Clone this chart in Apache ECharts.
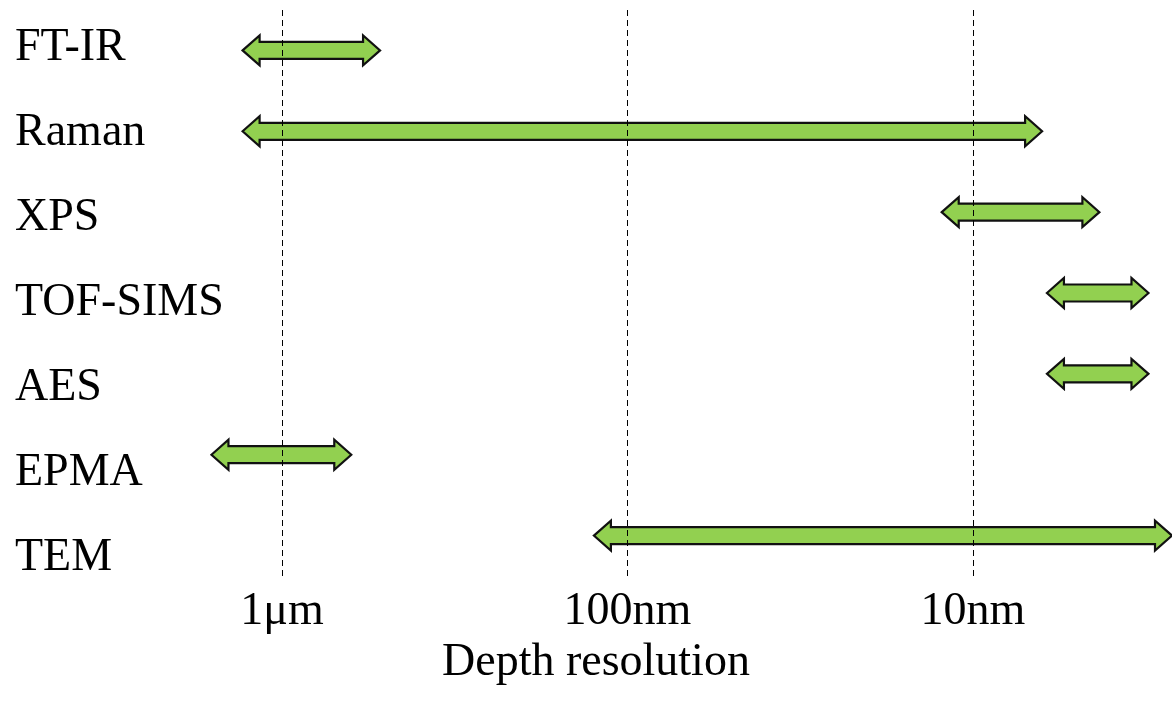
<!DOCTYPE html>
<html>
<head>
<meta charset="utf-8">
<script src="https://cdn.jsdelivr.net/npm/echarts@6/dist/echarts.min.js"></script>
<style>html,body{margin:0;padding:0;background:#fff;}#c{width:1172px;height:706px;}</style>
</head>
<body>
<div id="c"></div>
<script>
// ---- data ----
var techniques = ['FT-IR', 'Raman', 'XPS', 'TOF-SIMS', 'AES', 'EPMA', 'TEM'];
// depth-resolution range of each technique, in nm (coarse end, fine end)
var rangeCoarse = [1300, 1300, 12.3, 6.1, 6.1, 1600, 125];
var rangeFine   = [520, 6.3, 4.3, 3.1, 3.1, 630, 2.65];
var tickValues = [1000, 100, 10];
var tickLabels = ['1μm', '100nm', '10nm'];
var axisTitle = 'Depth resolution';

var FONT = "'Liberation Serif','Times New Roman',serif";

var chart = echarts.init(document.getElementById('c'), null, {renderer: 'canvas'});

var arrowData = techniques.map(function (t, i) {
  return [rangeCoarse[i], rangeFine[i], i];
});

function tickFormatter(v) {
  for (var i = 0; i < tickValues.length; i++) {
    if (Math.abs(Math.log10(v) - Math.log10(tickValues[i])) < 1e-6) return tickLabels[i];
  }
  return '';
}

var option = {
  backgroundColor: '#fff',
  animation: false,
  grid: [
    {left: 200, right: 0, top: 5.5, bottom: 105.5},
    {left: 200, right: 0, top: 10, bottom: 130}
  ],
  xAxis: [
    {gridIndex: 0, type: 'value', show: false},
    {
      gridIndex: 1, type: 'log', logBase: 10, inverse: true, min: 2.65, max: 1727,
      axisLine: {show: false}, axisTick: {show: false}, splitLine: {show: false},
      axisLabel: {
        customValues: tickValues,
        formatter: tickFormatter,
        margin: 36,
        verticalAlign: 'middle',
        hideOverlap: false,
        color: '#000', fontSize: 46, fontFamily: FONT
      }
    }
  ],
  yAxis: [
    {
      gridIndex: 0, type: 'category', data: techniques, inverse: true,
      axisLine: {show: false}, axisTick: {show: false}, splitLine: {show: false},
      axisLabel: {align: 'left', margin: 185, color: '#000', fontSize: 46, fontFamily: FONT}
    },
    {gridIndex: 1, type: 'category', data: techniques, inverse: true, show: false}
  ],
  graphic: [{
    type: 'text', left: 602 - 160, top: 662 - 22,
    style: {text: axisTitle, x: 0, y: 0, fill: '#000', fontSize: 46, fontFamily: FONT}
  }],
  series: [
    {
      type: 'line', xAxisIndex: 1, yAxisIndex: 1, data: [], z: 1, silent: true,
      markLine: {
        silent: true, symbol: 'none', animation: false,
        lineStyle: {type: [6, 4], color: '#000', width: 1},
        label: {show: false},
        data: tickValues.map(function (v) { return {xAxis: v}; })
      }
    },
    {
      type: 'custom', xAxisIndex: 1, yAxisIndex: 1, z: 3, clip: false,
      encode: {x: [0, 1], y: 2},
      data: arrowData,
      renderItem: function (params, api) {
        var yi = api.value(2);
        var p1 = api.coord([api.value(0), yi]);
        var p2 = api.coord([api.value(1), yi]);
        var xl = Math.min(p1[0], p2[0]), xr = Math.max(p1[0], p2[0]);
        var cy = p1[1];
        var hl = 17, hh = 15, sh = 8.5;
        return {
          type: 'polygon',
          shape: {points: [
            [xl, cy], [xl + hl, cy - hh], [xl + hl, cy - sh], [xr - hl, cy - sh],
            [xr - hl, cy - hh], [xr, cy], [xr - hl, cy + hh], [xr - hl, cy + sh],
            [xl + hl, cy + sh], [xl + hl, cy + hh]
          ]},
          style: {fill: '#92D050', stroke: '#111', lineWidth: 2.2, lineJoin: 'miter'}
        };
      }
    }
  ]
};
chart.setOption(option);
</script>
</body>
</html>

· · · ·

▸ WHAT YOU SHOULD DO:
Using the data above, write out every line exactly, leaving the images behind.

▸ THE REPLY:
Clone this chart in Apache ECharts.
<!DOCTYPE html>
<html>
<head>
<meta charset="utf-8">
<script src="https://cdn.jsdelivr.net/npm/echarts@6/dist/echarts.min.js"></script>
<style>html,body{margin:0;padding:0;background:#fff;}#c{width:1172px;height:706px;}</style>
</head>
<body>
<div id="c"></div>
<script>
// ---- data ----
var techniques = ['FT-IR', 'Raman', 'XPS', 'TOF-SIMS', 'AES', 'EPMA', 'TEM'];
// depth-resolution range of each technique, in nm (coarse end, fine end)
var rangeCoarse = [1300, 1300, 12.3, 6.1, 6.1, 1600, 125];
var rangeFine   = [520, 6.3, 4.3, 3.1, 3.1, 630, 2.65];
var tickValues = [1000, 100, 10];
var tickLabels = ['1μm', '100nm', '10nm'];
var axisTitle = 'Depth resolution';

var FONT = "'Liberation Serif','Times New Roman',serif";

var chart = echarts.init(document.getElementById('c'), null, {renderer: 'canvas'});

var arrowData = techniques.map(function (t, i) {
  return [rangeCoarse[i], rangeFine[i], i];
});

function tickFormatter(v) {
  for (var i = 0; i < tickValues.length; i++) {
    if (Math.abs(Math.log10(v) - Math.log10(tickValues[i])) < 1e-6) return tickLabels[i];
  }
  return '';
}

var option = {
  backgroundColor: '#fff',
  animation: false,
  grid: [
    {left: 200, right: 0, top: 5.5, bottom: 105.5},
    {left: 200, right: 0, top: 10, bottom: 130}
  ],
  xAxis: [
    {gridIndex: 0, type: 'value', show: false},
    {
      gridIndex: 1, type: 'log', logBase: 10, inverse: true, min: 2.65, max: 1727,
      axisLine: {show: false}, axisTick: {show: false}, splitLine: {show: false},
      axisLabel: {
        customValues: tickValues,
        formatter: tickFormatter,
        margin: 36,
        verticalAlign: 'middle',
        hideOverlap: false,
        color: '#000', fontSize: 46, fontFamily: FONT
      }
    }
  ],
  yAxis: [
    {
      gridIndex: 0, type: 'category', data: techniques, inverse: true,
      axisLine: {show: false}, axisTick: {show: false}, splitLine: {show: false},
      axisLabel: {align: 'left', margin: 185, color: '#000', fontSize: 46, fontFamily: FONT}
    },
    {gridIndex: 1, type: 'category', data: techniques, inverse: true, show: false}
  ],
  graphic: [{
    type: 'text', left: 602 - 160, top: 662 - 22,
    style: {text: axisTitle, x: 0, y: 0, fill: '#000', fontSize: 46, fontFamily: FONT}
  }],
  series: [
    {
      type: 'line', xAxisIndex: 1, yAxisIndex: 1, data: [], z: 1, silent: true,
      markLine: {
        silent: true, symbol: 'none', animation: false,
        lineStyle: {type: [6, 4], color: '#000', width: 1},
        label: {show: false},
        data: tickValues.map(function (v) { return {xAxis: v}; })
      }
    },
    {
      type: 'custom', xAxisIndex: 1, yAxisIndex: 1, z: 3, clip: false,
      encode: {x: [0, 1], y: 2},
      data: arrowData,
      renderItem: function (params, api) {
        var yi = api.value(2);
        var p1 = api.coord([api.value(0), yi]);
        var p2 = api.coord([api.value(1), yi]);
        var xl = Math.min(p1[0], p2[0]), xr = Math.max(p1[0], p2[0]);
        var cy = p1[1];
        var hl = 17, hh = 15, sh = 8.5;
        return {
          type: 'polygon',
          shape: {points: [
            [xl, cy], [xl + hl, cy - hh], [xl + hl, cy - sh], [xr - hl, cy - sh],
            [xr - hl, cy - hh], [xr, cy], [xr - hl, cy + hh], [xr - hl, cy + sh],
            [xl + hl, cy + sh], [xl + hl, cy + hh]
          ]},
          style: {fill: '#92D050', stroke: '#111', lineWidth: 2.2, lineJoin: 'miter'}
        };
      }
    }
  ]
};
chart.setOption(option);
</script>
</body>
</html>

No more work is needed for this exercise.